The oldest hath borne most; we that are young Shall never see so much, nor live so long. ” (King Lear 5. 3. 322-325) Edgar reiterates the theme of feeling and seeing, referring to Lear feeling what wretches felt and Gloucester seeing life better than the rich and lustful man even though he has no eyes. Once again, this seems like a sad ending, but Lear dies a happy, great man and not a self-glorifying king. “The weight of this sad time we must obey… ” refers to the lesson of the poor man being the blessed one, whereas, the poor man shall die happily in acceptance of his wretched, precious necessities.
It is more powerful to experience life as a poor man with a kind soul than a wealthy king with power and an evil spirit.
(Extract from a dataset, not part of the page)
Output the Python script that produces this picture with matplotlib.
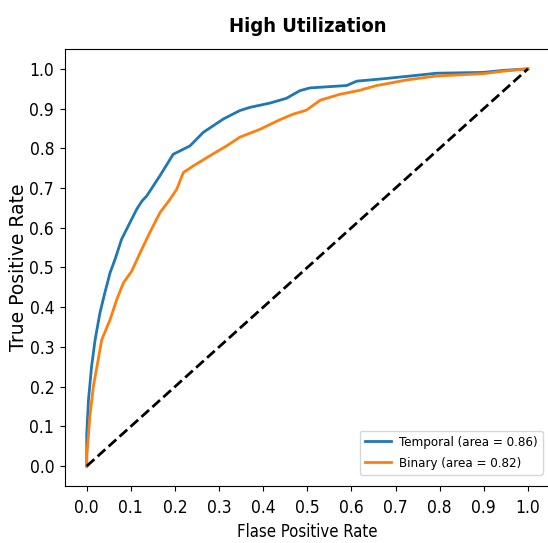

Throughout the play, King Lear demonstrates many examples of his dark side and good side, but only his good side prevails. Furthermore, wealth does not satisfy the soul, instead it causes corruption. Lear living life as the selfish king created frustration and anger, however, living as the poor man brought him joy and enlightenment. King Lear takes heed of his opportunity to experience penury and dies as a blessed and happy man instead of the rich, lustful, and miserable king.